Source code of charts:
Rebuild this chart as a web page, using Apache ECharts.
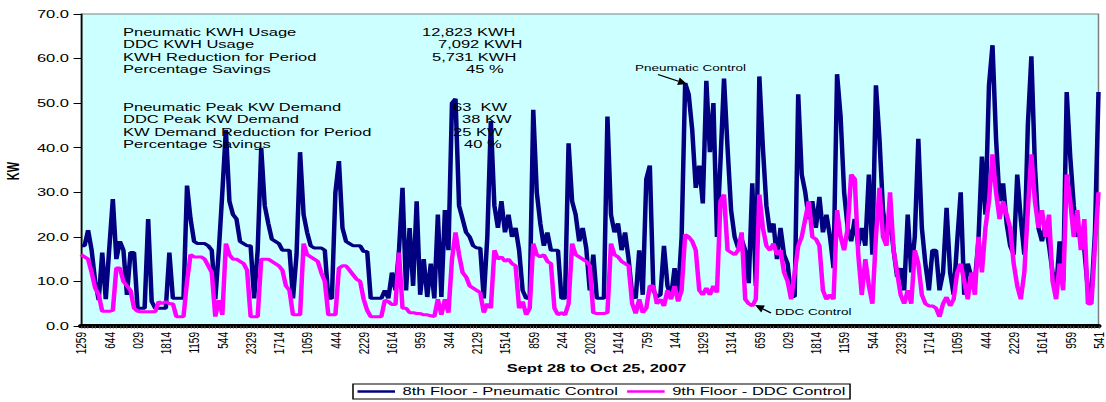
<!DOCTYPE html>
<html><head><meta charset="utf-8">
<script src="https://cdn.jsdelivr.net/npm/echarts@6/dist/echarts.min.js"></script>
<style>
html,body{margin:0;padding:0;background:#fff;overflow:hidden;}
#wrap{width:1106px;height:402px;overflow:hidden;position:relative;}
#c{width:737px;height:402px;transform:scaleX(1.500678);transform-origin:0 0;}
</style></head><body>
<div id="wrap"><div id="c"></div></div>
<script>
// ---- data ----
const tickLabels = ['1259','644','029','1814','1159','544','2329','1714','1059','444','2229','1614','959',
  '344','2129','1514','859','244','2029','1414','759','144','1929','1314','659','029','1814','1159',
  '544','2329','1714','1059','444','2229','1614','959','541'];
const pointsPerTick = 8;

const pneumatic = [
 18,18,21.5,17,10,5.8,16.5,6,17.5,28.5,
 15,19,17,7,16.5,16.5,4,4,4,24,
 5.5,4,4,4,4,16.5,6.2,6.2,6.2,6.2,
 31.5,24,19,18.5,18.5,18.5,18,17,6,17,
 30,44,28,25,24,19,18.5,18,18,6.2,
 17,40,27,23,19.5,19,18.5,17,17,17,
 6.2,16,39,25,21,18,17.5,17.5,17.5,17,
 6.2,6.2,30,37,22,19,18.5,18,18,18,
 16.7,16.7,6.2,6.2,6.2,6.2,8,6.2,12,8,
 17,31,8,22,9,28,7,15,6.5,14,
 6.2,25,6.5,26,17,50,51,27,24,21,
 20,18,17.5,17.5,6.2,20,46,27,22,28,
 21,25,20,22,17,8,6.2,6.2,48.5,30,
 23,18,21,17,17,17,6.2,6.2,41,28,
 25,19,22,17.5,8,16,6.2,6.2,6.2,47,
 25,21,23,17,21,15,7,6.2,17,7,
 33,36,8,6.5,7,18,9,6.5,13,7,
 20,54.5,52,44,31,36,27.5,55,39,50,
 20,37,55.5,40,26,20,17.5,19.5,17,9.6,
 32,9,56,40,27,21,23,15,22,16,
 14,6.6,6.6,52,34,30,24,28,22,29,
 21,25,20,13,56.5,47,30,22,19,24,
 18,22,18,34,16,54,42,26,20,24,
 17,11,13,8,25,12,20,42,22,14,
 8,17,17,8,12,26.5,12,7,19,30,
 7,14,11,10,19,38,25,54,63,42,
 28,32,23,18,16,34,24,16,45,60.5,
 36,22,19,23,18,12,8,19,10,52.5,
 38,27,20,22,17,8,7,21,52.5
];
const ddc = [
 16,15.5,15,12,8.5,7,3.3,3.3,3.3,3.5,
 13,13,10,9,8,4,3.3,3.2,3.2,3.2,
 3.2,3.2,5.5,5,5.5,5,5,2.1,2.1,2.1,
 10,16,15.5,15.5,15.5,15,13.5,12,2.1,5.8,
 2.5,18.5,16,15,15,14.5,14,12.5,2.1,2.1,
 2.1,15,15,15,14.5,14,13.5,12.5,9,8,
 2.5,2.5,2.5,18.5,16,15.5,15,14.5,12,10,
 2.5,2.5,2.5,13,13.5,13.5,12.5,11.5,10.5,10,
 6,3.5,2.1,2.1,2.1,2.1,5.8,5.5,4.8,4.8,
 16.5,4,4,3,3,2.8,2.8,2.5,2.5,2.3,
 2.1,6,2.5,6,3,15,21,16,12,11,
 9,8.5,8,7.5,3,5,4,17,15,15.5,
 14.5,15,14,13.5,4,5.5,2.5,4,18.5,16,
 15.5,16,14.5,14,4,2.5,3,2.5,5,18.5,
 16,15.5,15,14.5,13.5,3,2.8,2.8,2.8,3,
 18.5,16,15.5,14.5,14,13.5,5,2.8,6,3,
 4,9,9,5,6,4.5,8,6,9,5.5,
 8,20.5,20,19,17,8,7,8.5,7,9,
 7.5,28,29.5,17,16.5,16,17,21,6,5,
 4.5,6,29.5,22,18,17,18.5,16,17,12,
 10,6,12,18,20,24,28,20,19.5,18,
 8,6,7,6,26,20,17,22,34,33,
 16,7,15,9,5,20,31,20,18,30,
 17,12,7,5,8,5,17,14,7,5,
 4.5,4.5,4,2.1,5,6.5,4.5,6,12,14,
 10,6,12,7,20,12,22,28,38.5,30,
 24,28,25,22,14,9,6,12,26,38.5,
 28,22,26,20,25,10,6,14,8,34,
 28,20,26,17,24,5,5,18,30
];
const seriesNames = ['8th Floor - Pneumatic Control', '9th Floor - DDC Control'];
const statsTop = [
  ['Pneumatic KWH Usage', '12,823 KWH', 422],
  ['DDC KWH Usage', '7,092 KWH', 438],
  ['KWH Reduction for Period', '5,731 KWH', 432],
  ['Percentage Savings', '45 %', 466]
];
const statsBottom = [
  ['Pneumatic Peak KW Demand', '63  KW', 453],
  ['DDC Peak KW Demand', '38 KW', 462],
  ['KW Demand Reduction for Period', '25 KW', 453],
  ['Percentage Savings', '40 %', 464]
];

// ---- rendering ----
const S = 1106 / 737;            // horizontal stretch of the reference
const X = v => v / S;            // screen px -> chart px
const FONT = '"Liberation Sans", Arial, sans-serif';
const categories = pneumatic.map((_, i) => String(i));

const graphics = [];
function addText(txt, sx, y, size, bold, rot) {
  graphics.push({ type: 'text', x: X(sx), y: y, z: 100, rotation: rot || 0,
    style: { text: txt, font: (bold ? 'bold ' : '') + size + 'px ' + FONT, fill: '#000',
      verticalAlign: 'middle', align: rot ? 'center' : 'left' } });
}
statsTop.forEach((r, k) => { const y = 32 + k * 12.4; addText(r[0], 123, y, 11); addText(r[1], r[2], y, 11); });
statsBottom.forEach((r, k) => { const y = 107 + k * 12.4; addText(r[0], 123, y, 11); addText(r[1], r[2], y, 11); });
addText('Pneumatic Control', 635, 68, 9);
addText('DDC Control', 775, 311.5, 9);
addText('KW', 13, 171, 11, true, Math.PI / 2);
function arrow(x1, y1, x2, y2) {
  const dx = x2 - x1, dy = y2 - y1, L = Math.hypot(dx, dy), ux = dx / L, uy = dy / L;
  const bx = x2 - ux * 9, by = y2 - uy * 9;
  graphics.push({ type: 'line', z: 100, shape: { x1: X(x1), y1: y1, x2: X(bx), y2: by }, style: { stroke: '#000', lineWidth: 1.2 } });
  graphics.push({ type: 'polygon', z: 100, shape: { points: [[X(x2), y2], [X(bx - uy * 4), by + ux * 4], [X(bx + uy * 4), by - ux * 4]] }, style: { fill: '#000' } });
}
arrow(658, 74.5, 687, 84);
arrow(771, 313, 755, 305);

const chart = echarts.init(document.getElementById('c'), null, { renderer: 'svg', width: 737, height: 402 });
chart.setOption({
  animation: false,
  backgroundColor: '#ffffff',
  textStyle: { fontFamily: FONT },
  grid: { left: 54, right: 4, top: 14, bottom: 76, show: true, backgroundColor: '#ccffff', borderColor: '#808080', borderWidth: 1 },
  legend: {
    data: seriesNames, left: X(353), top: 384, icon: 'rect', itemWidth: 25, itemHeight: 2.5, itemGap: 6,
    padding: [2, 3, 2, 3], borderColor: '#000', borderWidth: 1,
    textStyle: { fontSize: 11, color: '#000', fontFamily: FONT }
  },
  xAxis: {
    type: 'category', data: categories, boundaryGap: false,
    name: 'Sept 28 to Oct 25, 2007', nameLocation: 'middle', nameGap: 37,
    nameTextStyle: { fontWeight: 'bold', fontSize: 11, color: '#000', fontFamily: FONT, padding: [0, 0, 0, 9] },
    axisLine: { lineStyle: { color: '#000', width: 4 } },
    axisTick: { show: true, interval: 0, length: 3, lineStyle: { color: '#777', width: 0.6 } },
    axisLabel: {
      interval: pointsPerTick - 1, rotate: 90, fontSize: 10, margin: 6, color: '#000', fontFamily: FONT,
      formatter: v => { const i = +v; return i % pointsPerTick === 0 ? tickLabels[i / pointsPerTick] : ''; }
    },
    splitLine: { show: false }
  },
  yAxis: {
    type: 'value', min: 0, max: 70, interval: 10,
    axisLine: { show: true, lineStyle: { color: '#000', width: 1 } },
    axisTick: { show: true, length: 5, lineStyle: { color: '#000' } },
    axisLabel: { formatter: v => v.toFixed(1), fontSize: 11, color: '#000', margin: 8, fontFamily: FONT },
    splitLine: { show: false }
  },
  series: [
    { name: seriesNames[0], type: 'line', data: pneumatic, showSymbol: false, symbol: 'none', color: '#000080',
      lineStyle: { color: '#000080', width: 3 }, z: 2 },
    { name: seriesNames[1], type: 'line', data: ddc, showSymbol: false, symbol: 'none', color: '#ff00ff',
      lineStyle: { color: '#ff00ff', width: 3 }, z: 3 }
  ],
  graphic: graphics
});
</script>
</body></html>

* * *

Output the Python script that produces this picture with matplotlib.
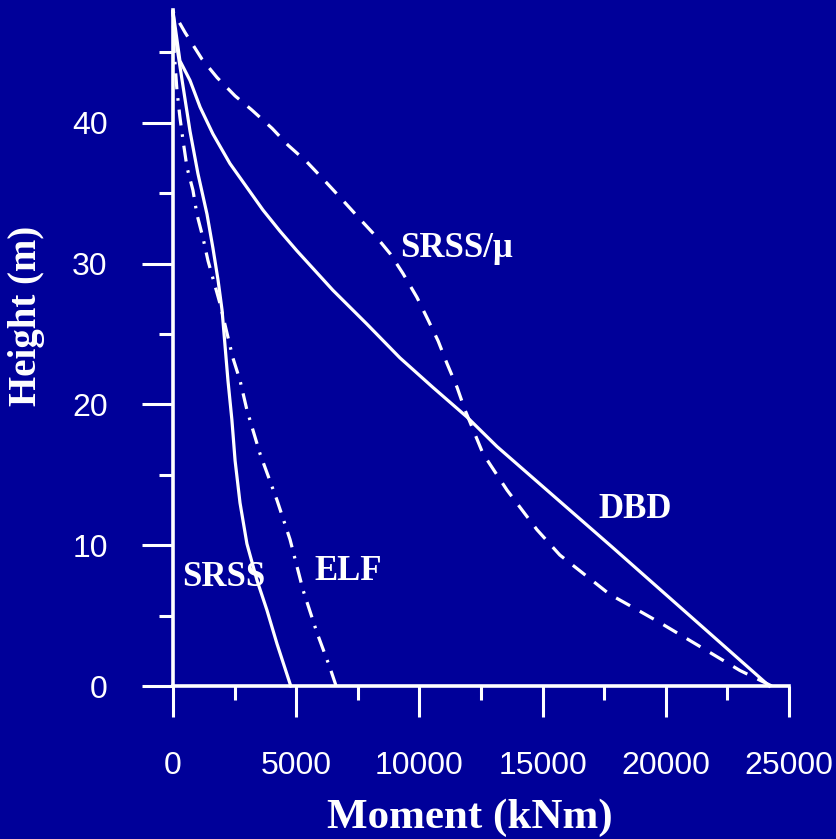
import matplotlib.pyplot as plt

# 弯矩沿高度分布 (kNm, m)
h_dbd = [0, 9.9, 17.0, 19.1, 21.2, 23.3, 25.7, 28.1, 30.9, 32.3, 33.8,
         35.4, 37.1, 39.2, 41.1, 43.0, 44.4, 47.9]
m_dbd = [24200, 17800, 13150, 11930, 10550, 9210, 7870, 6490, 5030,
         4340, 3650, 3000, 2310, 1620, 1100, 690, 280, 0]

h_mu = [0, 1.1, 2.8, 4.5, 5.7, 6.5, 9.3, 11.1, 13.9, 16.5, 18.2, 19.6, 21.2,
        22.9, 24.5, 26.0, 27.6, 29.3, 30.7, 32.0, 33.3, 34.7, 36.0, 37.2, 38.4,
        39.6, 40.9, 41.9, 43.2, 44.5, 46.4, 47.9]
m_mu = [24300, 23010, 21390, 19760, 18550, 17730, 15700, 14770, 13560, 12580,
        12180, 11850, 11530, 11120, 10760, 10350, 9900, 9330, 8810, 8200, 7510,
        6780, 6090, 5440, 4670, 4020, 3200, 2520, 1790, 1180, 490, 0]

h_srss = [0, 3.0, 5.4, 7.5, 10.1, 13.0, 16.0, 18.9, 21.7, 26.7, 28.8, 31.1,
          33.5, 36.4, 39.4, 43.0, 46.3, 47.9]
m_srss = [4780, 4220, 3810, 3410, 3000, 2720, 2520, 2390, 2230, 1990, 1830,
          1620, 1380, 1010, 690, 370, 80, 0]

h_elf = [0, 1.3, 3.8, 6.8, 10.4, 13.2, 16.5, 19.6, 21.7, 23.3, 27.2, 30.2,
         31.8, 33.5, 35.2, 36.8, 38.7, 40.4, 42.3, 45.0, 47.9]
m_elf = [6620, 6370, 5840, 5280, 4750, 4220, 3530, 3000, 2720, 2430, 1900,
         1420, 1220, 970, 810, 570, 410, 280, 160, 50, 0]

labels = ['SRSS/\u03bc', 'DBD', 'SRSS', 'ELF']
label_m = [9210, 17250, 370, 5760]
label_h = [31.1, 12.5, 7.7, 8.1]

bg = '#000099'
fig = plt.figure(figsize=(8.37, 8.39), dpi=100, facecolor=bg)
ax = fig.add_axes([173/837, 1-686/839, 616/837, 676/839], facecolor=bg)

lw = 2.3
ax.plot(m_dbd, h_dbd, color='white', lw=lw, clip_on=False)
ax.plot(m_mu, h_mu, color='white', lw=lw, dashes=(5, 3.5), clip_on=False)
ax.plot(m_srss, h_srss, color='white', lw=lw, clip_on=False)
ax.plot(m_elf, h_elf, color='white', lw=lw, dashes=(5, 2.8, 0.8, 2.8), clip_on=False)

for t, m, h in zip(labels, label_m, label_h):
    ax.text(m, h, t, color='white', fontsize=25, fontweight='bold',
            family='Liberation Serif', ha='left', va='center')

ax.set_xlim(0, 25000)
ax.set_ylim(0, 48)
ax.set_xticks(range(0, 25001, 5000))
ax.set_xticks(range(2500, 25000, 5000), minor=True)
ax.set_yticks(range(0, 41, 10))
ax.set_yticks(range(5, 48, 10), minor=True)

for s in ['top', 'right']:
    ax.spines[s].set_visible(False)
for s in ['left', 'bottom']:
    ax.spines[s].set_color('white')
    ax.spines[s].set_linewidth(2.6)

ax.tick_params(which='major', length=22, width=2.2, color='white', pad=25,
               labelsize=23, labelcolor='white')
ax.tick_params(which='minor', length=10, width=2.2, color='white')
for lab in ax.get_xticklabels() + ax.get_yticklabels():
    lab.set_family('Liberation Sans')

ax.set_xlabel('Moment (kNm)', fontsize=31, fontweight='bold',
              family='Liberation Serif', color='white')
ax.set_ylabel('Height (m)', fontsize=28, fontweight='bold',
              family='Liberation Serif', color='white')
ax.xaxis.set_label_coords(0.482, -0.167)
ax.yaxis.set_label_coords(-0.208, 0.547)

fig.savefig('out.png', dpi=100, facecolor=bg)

SET EXERCISE: Nothing but the lines from the one containing "Output the Python" through the one containing "0.8, 2.8), clip_on=False)" should appear in your copy, exactly as written and without pictures.

COMPLETED TASK:
Output the Python script that produces this picture with matplotlib.
import matplotlib.pyplot as plt

# 弯矩沿高度分布 (kNm, m)
h_dbd = [0, 9.9, 17.0, 19.1, 21.2, 23.3, 25.7, 28.1, 30.9, 32.3, 33.8,
         35.4, 37.1, 39.2, 41.1, 43.0, 44.4, 47.9]
m_dbd = [24200, 17800, 13150, 11930, 10550, 9210, 7870, 6490, 5030,
         4340, 3650, 3000, 2310, 1620, 1100, 690, 280, 0]

h_mu = [0, 1.1, 2.8, 4.5, 5.7, 6.5, 9.3, 11.1, 13.9, 16.5, 18.2, 19.6, 21.2,
        22.9, 24.5, 26.0, 27.6, 29.3, 30.7, 32.0, 33.3, 34.7, 36.0, 37.2, 38.4,
        39.6, 40.9, 41.9, 43.2, 44.5, 46.4, 47.9]
m_mu = [24300, 23010, 21390, 19760, 18550, 17730, 15700, 14770, 13560, 12580,
        12180, 11850, 11530, 11120, 10760, 10350, 9900, 9330, 8810, 8200, 7510,
        6780, 6090, 5440, 4670, 4020, 3200, 2520, 1790, 1180, 490, 0]

h_srss = [0, 3.0, 5.4, 7.5, 10.1, 13.0, 16.0, 18.9, 21.7, 26.7, 28.8, 31.1,
          33.5, 36.4, 39.4, 43.0, 46.3, 47.9]
m_srss = [4780, 4220, 3810, 3410, 3000, 2720, 2520, 2390, 2230, 1990, 1830,
          1620, 1380, 1010, 690, 370, 80, 0]

h_elf = [0, 1.3, 3.8, 6.8, 10.4, 13.2, 16.5, 19.6, 21.7, 23.3, 27.2, 30.2,
         31.8, 33.5, 35.2, 36.8, 38.7, 40.4, 42.3, 45.0, 47.9]
m_elf = [6620, 6370, 5840, 5280, 4750, 4220, 3530, 3000, 2720, 2430, 1900,
         1420, 1220, 970, 810, 570, 410, 280, 160, 50, 0]

labels = ['SRSS/\u03bc', 'DBD', 'SRSS', 'ELF']
label_m = [9210, 17250, 370, 5760]
label_h = [31.1, 12.5, 7.7, 8.1]

bg = '#000099'
fig = plt.figure(figsize=(8.37, 8.39), dpi=100, facecolor=bg)
ax = fig.add_axes([173/837, 1-686/839, 616/837, 676/839], facecolor=bg)

lw = 2.3
ax.plot(m_dbd, h_dbd, color='white', lw=lw, clip_on=False)
ax.plot(m_mu, h_mu, color='white', lw=lw, dashes=(5, 3.5), clip_on=False)
ax.plot(m_srss, h_srss, color='white', lw=lw, clip_on=False)
ax.plot(m_elf, h_elf, color='white', lw=lw, dashes=(5, 2.8, 0.8, 2.8), clip_on=False)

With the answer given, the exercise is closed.